Analysts say that Maulana Khalil is still close to the Haqqani militant network - singled out by the US last year for spearheading attacks on US forces in Afghanistan and he is also believed to have trained several high-profile militants, such as Ilyas Kashmiri and Badar Mansoor, both recently killed by US drone strikes in north-west Pakistan.
And after Osama Bin Laden's death the US media reported that recovered data from his hideout indicated the al-Qaeda chief was still in contact with Maulana Khalil.
Maulana Khalil, however, laughs it off: "All I can say is if a list was made of those making such accusations on me - America would always be on top."
He does not deny having a close relationship with al-Qaeda's leader, but says they were last in contact at the end of the Afghan jihad.
"We say that if they have clear proof that we are terrorists - that we have killed innocent people - we are willing to suffer whatever punishment," he says.
The crucial question is the level of public support this movement has. The leaders are clearly keen to present themselves as a legitimate voice and insist their new groups operate within the law. They have a website and even have a presence on Twitter and are trying to gather funds on the ground.
But they mostly hope to capitalise on Pakistanis' growing disillusionment with mainstream political parties. This is also felt in the government's perceived inability to stand up to the US, which in the eyes of some Pakistanis, is responsible for the deaths of Pakistani civilians in drone strikes.
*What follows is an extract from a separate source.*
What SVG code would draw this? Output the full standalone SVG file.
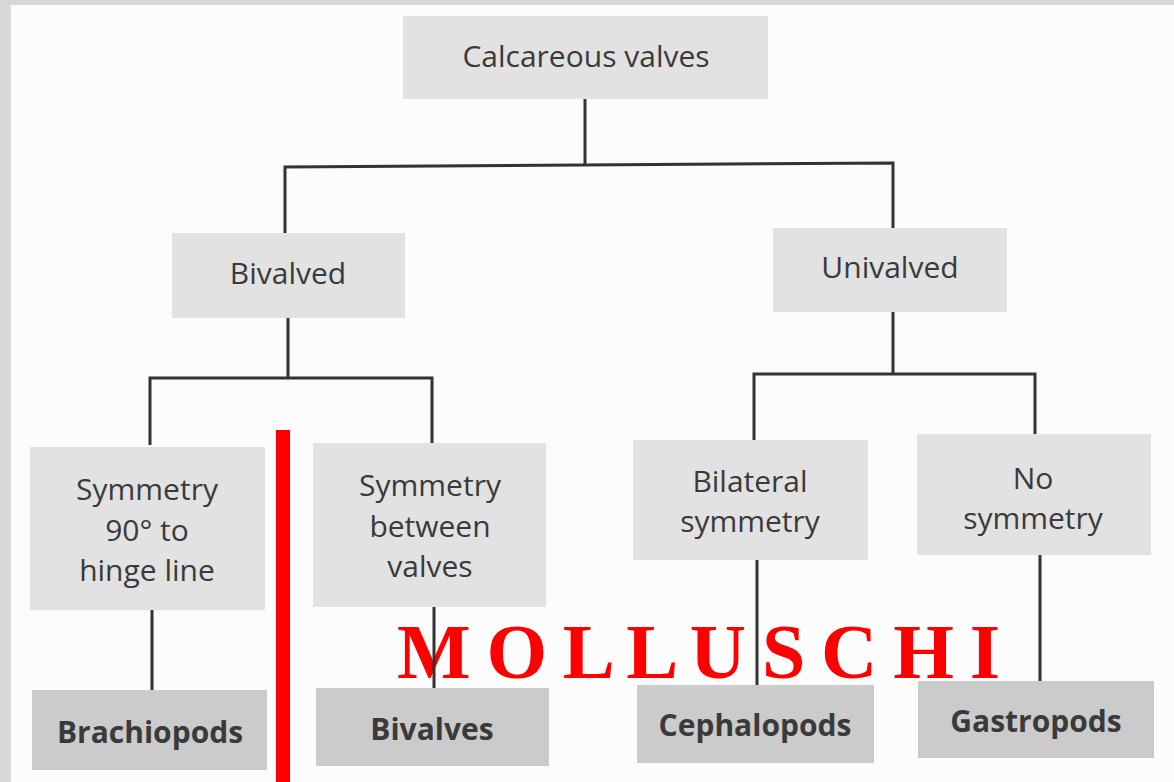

Such feelings are driving support for people like Maulana Khalil.
While he talks flanked by his followers, young madrassa students peer into the glass windows of the restaurant to catch a glimpse of their beloved leaders.
"I just want to do their ziarat," says one wide-eyed boy not more than 10 years old. Ziarat means pilgrimage and for those young men meeting Maulana Khalil is nothing less than that.
Religious parties did poorly in Pakistan's last election. It is not yet clear how and when Difa-e-Pakistan plans to put itself to the public popularity test. For the moment, it appears content to gather momentum.